A Cerchiara di Calabria, la Maraini ha presentato “Passi affrettati”, lo spettacolo teatrale da lei scritto e diretto, che è anche un libro dove vengono «raccontate otto storie di donne e bambine vittime di padri, fratelli, compagni e, soprattutto di una società troppo spesso sorda e assente». Un lavoro di grande spessore umano, sociale e culturale, che ha avuto un grandissimo successo nei più importanti teatri italiani (da Roma a Milano, dalla Val d’Aosta alla Sicilia, dalla Liguria alla Calabria) ed esteri (dalla Francia alla Spagna, dalla Gran Bretagna alla Svizzera).

“Passi affrettati” sarà rappresentato nuovamente in Calabria: l’8 marzo nel teatro Morelli di Cosenza, alle ore 20.30 e il 9 marzo alle ore 10.30 a Rende, nella sala della delegazione municipale di Commenda. La grande scrittrice, che vive per lunghi periodi dell’anno a Pescasseroli, nel cuore del Parco Nazionale d’Abruzzo, attualmente si trova in Svizzera, dove alle 10,30 dell’8 marzo verrà presentato a Zurigo il suo lavoro, inserito nella campagna mondiale “Mai più violenza sulle donne” di Amnesty International.

«Questo spettacolo ha dato, e continuerà a dare, un grande contributo per far conoscere uno dei peggiori e più diffusi scandali del nostro tempo: la violenza sulle donne, soprattutto quella più nascosta e invisibile, che si svolge tra le mura domestiche», spiega Riccardo Noury, portavoce della Sezione Italiana di Amnesty International. Mentre la giornalista Laura Aprati, autrice con Enrico Fierro di “Malitalia”, sottolinea: «La lezione e la devozione di Dacia contro la violenza sulle donne sono una bandiera, un emblema per chi vuole veramente cambiare». Il “benfare” contro il “malaffare”.

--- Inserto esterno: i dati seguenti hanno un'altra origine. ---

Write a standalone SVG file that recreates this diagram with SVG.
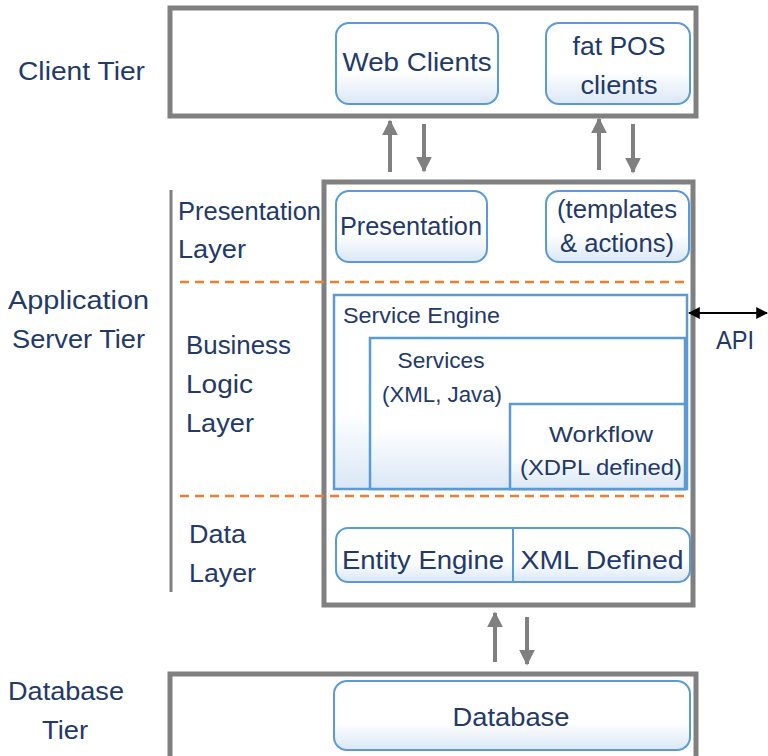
<svg xmlns="http://www.w3.org/2000/svg" width="768" height="756" viewBox="0 0 768 756">
<style>
text{font-family:"Liberation Sans","DejaVu Sans",sans-serif;fill:#22396a}
.tier{font-size:25px}
.lbl{font-size:25px}
.nt{font-size:26px;text-anchor:middle}
.st{font-size:22px}
.box{fill:#fff;stroke:#808080;stroke-width:5}
.node{fill:url(#g);stroke:#5b9bd5;stroke-width:2}
.sq{fill:url(#g);stroke:#5b9bd5;stroke-width:2.5}
.dash{stroke:#ed7d31;stroke-width:2.5;stroke-dasharray:9 6;fill:none}
.ga{stroke:#808080;stroke-width:4;fill:none;marker-end:url(#ah)}
</style>
<defs>
<linearGradient id="g" x1="0" y1="0" x2="0" y2="1">
<stop offset="0" stop-color="#fff"/>
<stop offset="0.6" stop-color="#fff"/>
<stop offset="1" stop-color="#dae7f6"/>
</linearGradient>
<marker id="ah" viewBox="0 0 10 10" refX="9" refY="5" markerWidth="4" markerHeight="4" orient="auto" markerUnits="strokeWidth">
<path d="M0,0 L10,5 L0,10 z" fill="#808080"/>
</marker>
<marker id="bk" viewBox="0 0 10 10" refX="9" refY="5" markerWidth="12" markerHeight="12" orient="auto-start-reverse" markerUnits="userSpaceOnUse">
<path d="M0,0 L10,5 L0,10 z" fill="#000"/>
</marker>
</defs>

<g id="labels">
<text class="tier" x="18" y="80" textLength="127" lengthAdjust="spacingAndGlyphs">Client Tier</text>
<text class="tier" x="8" y="309" textLength="141" lengthAdjust="spacingAndGlyphs">Application</text>
<text class="tier" x="12" y="348" textLength="133" lengthAdjust="spacingAndGlyphs">Server Tier</text>
<text class="tier" x="8" y="700" textLength="116" lengthAdjust="spacingAndGlyphs">Database</text>
<text class="tier" x="42" y="739" textLength="46" lengthAdjust="spacingAndGlyphs">Tier</text>
<line x1="171" y1="190" x2="171" y2="592" stroke="#808080" stroke-width="3"/>
<text class="lbl" x="178" y="220" textLength="143" lengthAdjust="spacingAndGlyphs">Presentation</text>
<text class="lbl" x="178" y="258" textLength="68" lengthAdjust="spacingAndGlyphs">Layer</text>
<text class="lbl" x="186" y="354" textLength="105" lengthAdjust="spacingAndGlyphs">Business</text>
<text class="lbl" x="186" y="393" textLength="67" lengthAdjust="spacingAndGlyphs">Logic</text>
<text class="lbl" x="186" y="432" textLength="68" lengthAdjust="spacingAndGlyphs">Layer</text>
<text class="lbl" x="189" y="543" textLength="57" lengthAdjust="spacingAndGlyphs">Data</text>
<text class="lbl" x="189" y="582" textLength="67" lengthAdjust="spacingAndGlyphs">Layer</text>
<text class="lbl" x="716" y="349" textLength="38" lengthAdjust="spacingAndGlyphs">API</text>
</g>

<g id="client-tier">
<rect class="box" x="170" y="8" width="526" height="108"/>
</g>
<g id="web-clients">
<rect class="node" x="336" y="23" width="162" height="81" rx="13"/>
<text class="nt" x="417" y="71" textLength="149" lengthAdjust="spacingAndGlyphs">Web Clients</text>
</g>
<g id="fat-pos-clients">
<rect class="node" x="546" y="23" width="144" height="81" rx="13"/>
<text class="nt" x="619" y="55" textLength="93" lengthAdjust="spacingAndGlyphs">fat POS</text>
<text class="nt" x="619" y="94" textLength="77" lengthAdjust="spacingAndGlyphs">clients</text>
</g>

<g id="app-server-tier">
<rect class="box" x="324" y="182" width="369" height="423"/>
</g>
<g id="presentation">
<rect class="node" x="336" y="191" width="151" height="71" rx="13"/>
<text class="nt" x="411" y="235" textLength="142" lengthAdjust="spacingAndGlyphs">Presentation</text>
</g>
<g id="templates-actions">
<rect class="node" x="546" y="191" width="143" height="71" rx="13"/>
<text class="nt" x="617" y="218" textLength="120" lengthAdjust="spacingAndGlyphs">(templates</text>
<text class="nt" x="617" y="252" textLength="114" lengthAdjust="spacingAndGlyphs">&amp; actions)</text>
</g>
<g id="layer-dividers">
<line class="dash" x1="180" y1="282" x2="690" y2="282"/>
<line class="dash" x1="180" y1="496" x2="690" y2="496"/>
</g>
<g id="service-engine">
<rect class="sq" x="334" y="295" width="353" height="194"/>
<text class="st" x="343" y="323" textLength="157" lengthAdjust="spacingAndGlyphs">Service Engine</text>
</g>
<g id="services">
<rect class="sq" x="370" y="338" width="315" height="151"/>
<text class="st" x="441" y="368" text-anchor="middle" textLength="87" lengthAdjust="spacingAndGlyphs">Services</text>
<text class="st" x="442" y="402" text-anchor="middle" textLength="120" lengthAdjust="spacingAndGlyphs">(XML, Java)</text>
</g>
<g id="workflow">
<rect class="sq" x="510" y="404" width="175" height="85"/>
<text class="st" x="601" y="442" text-anchor="middle" textLength="104" lengthAdjust="spacingAndGlyphs">Workflow</text>
<text class="st" x="601" y="475" text-anchor="middle" textLength="162" lengthAdjust="spacingAndGlyphs">(XDPL defined)</text>
</g>
<g id="entity-engine">
<rect class="node" x="336" y="528" width="354" height="54" rx="12"/>
<line x1="513" y1="527" x2="513" y2="582" stroke="#5b9bd5" stroke-width="2"/>
<text class="nt" x="423" y="569" textLength="162" lengthAdjust="spacingAndGlyphs">Entity Engine</text>
<text class="nt" x="602" y="569" textLength="163" lengthAdjust="spacingAndGlyphs">XML Defined</text>
</g>

<g id="database-tier">
<rect class="box" x="170" y="674" width="526" height="90"/>
</g>
<g id="database">
<rect class="node" x="334" y="681" width="356" height="69" rx="13"/>
<text class="nt" x="511" y="726" textLength="117" lengthAdjust="spacingAndGlyphs">Database</text>
</g>

<g id="connectors">
<line class="ga" x1="390" y1="172" x2="390" y2="121"/>
<line class="ga" x1="424" y1="124" x2="424" y2="171"/>
<line class="ga" x1="599" y1="170" x2="599" y2="119"/>
<line class="ga" x1="633" y1="124" x2="633" y2="172"/>
<line class="ga" x1="495" y1="662" x2="495" y2="613"/>
<line class="ga" x1="527" y1="617" x2="527" y2="664"/>
<line x1="689" y1="313" x2="767" y2="313" stroke="#000" stroke-width="2" marker-start="url(#bk)" marker-end="url(#bk)"/>
</g>
</svg>
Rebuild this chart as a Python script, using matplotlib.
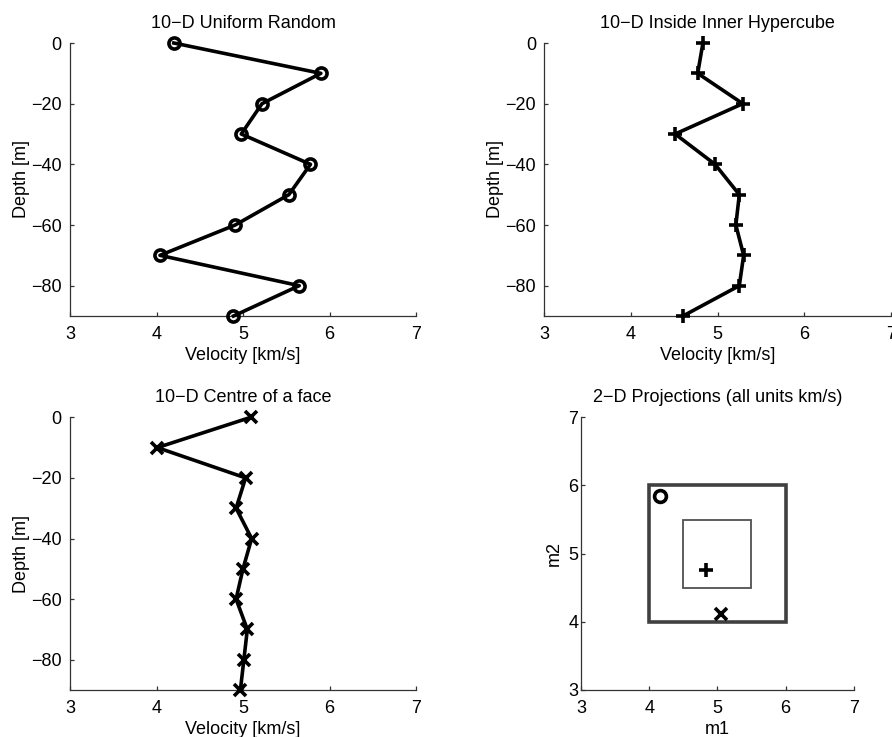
import matplotlib
matplotlib.use("Agg")
import matplotlib.pyplot as plt
from matplotlib.patches import Rectangle

plt.rcParams['font.family'] = ['Liberation Sans', 'DejaVu Sans']
plt.rcParams['font.size'] = 13
plt.rcParams['axes.unicode_minus'] = True

# ---- data ----
depth = [0, -10, -20, -30, -40, -50, -60, -70, -80, -90]
vel_uniform = [4.20, 5.90, 5.22, 4.98, 5.78, 5.53, 4.91, 4.04, 5.65, 4.89]
vel_inner = [4.83, 4.77, 5.29, 4.51, 4.97, 5.25, 5.21, 5.30, 5.25, 4.60]
vel_face = [5.09, 4.01, 5.03, 4.92, 5.10, 5.00, 4.92, 5.05, 5.01, 4.97]

proj_m1 = [4.16, 4.83, 5.05]
proj_m2 = [5.85, 4.76, 4.11]
proj_markers = ['o', '+', 'x']

outer_box = (4.0, 6.0)
inner_box = (4.5, 5.5)

titles = ["10\u2212D Uniform Random", "10\u2212D Inside Inner Hypercube",
          "10\u2212D Centre of a face", "2\u2212D Projections (all units km/s)"]

W, H = 892, 737
fig = plt.figure(figsize=(W / 100, H / 100), dpi=100)


def ax_px(left, right, top, bottom):
    return fig.add_axes([left / W, (H - bottom) / H, (right - left) / W, (bottom - top) / H])


def style(ax, ypad=6):
    for s in ['top', 'right']:
        ax.spines[s].set_visible(False)
    for s in ['left', 'bottom']:
        ax.spines[s].set_color('#333333')
        ax.spines[s].set_linewidth(0.9)
    ax.tick_params(direction='in', length=3, width=0.9, color='#333333',
                   labelsize=13)
    ax.tick_params(axis='x', pad=7.5)
    ax.tick_params(axis='y', pad=ypad)


profiles = [
    (vel_uniform, 'o', 8, (70, 416, 43, 316)),
    (vel_inner, '+', 10, (544.3, 891, 43, 316)),
    (vel_face, 'x', 8.5, (70, 416, 417.3, 690)),
]

for i, (vals, mk, ms, pos) in enumerate(profiles):
    ax = ax_px(*pos)
    ax.plot(vals, depth, color='black', lw=2.6, marker=mk, ms=ms,
            mew=2.6, mfc='none', mec='black', clip_on=False, zorder=3)
    ax.set_xlim(3, 7)
    ax.set_ylim(-90, 0)
    ax.set_xticks([3, 4, 5, 6, 7])
    ax.set_yticks([-80, -60, -40, -20, 0])
    ax.set_xlabel("Velocity [km/s]", labelpad=2.5)
    ax.set_ylabel("Depth [m]", labelpad=1)
    ax.set_title(titles[i], fontsize=13, pad=11)
    style(ax)

# projections
ax = ax_px(581, 853.7, 417.3, 690)
for lo_hi, lw, col in [(outer_box, 2.6, '#404040'), (inner_box, 1.3, '#505050')]:
    lo, hi = lo_hi
    ax.add_patch(Rectangle((lo, lo), hi - lo, hi - lo, fill=False,
                           lw=lw, edgecolor=col, zorder=2))
for x, y, mk in zip(proj_m1, proj_m2, proj_markers):
    ms = 8.5 if mk == 'o' else (9.5 if mk == '+' else 8.5)
    ax.plot([x], [y], marker=mk, ms=ms, mew=2.6, mfc='none', mec='black',
            ls='none', zorder=3)
ax.set_xlim(3, 7)
ax.set_ylim(3, 7)
ax.set_xticks([3, 4, 5, 6, 7])
ax.set_yticks([3, 4, 5, 6, 7])
ax.set_xlabel("m1", labelpad=2.5)
ax.set_ylabel("m2", labelpad=4)
ax.set_title(titles[3], fontsize=13, pad=11)
style(ax, ypad=2)

fig.savefig("out.png", dpi=100)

La denuncia contro i vigliacchi. «Passsi affrettati – scrive infatti Dacia Maraini – è una testimonianza, una denuncia, ma anche un atto di simpatia e di attenzione verso tutte quelle donne che ancora sono prigioniere di un matrimonio non voluto, di una famiglia violenta, di uno sfruttatore, di una tradizione e di una discriminazione storica difficile da superare». E quante donne calabresi ancora oggi sono costrette a subire in silenzio per gli assurdi retaggi del passato! Ma per fortuna ci sono anche segnali di riscatto. Esistono lati positivi che nessuna “cosca” potrà mai cancellare. E l’orgoglio della Calabria buona e giusta deve avere il sopravvento sul male! «È una terra della quale si deve essere orgogliosi per la sua preziosa intelligenza», afferma la giornalista Rai Maria Rosaria La Morgia, che ha scritto la presentazione della prima edizione di “Passi affrettati”.

Una femminista da anni impegnata in serie e decise battaglie in difesa delle donne. Protagonista di pagine importanti nella storia della crescita dei diritti delle donne in Abruzzo: tra le fondatrici del Centro di Cultura delle donne Margaret Fuller; in consiglio regionale è stata la prima firmataria della legge sulla promozione e il sostegno dei centri antiviolenza e delle case di accoglienza per le donne maltrattate.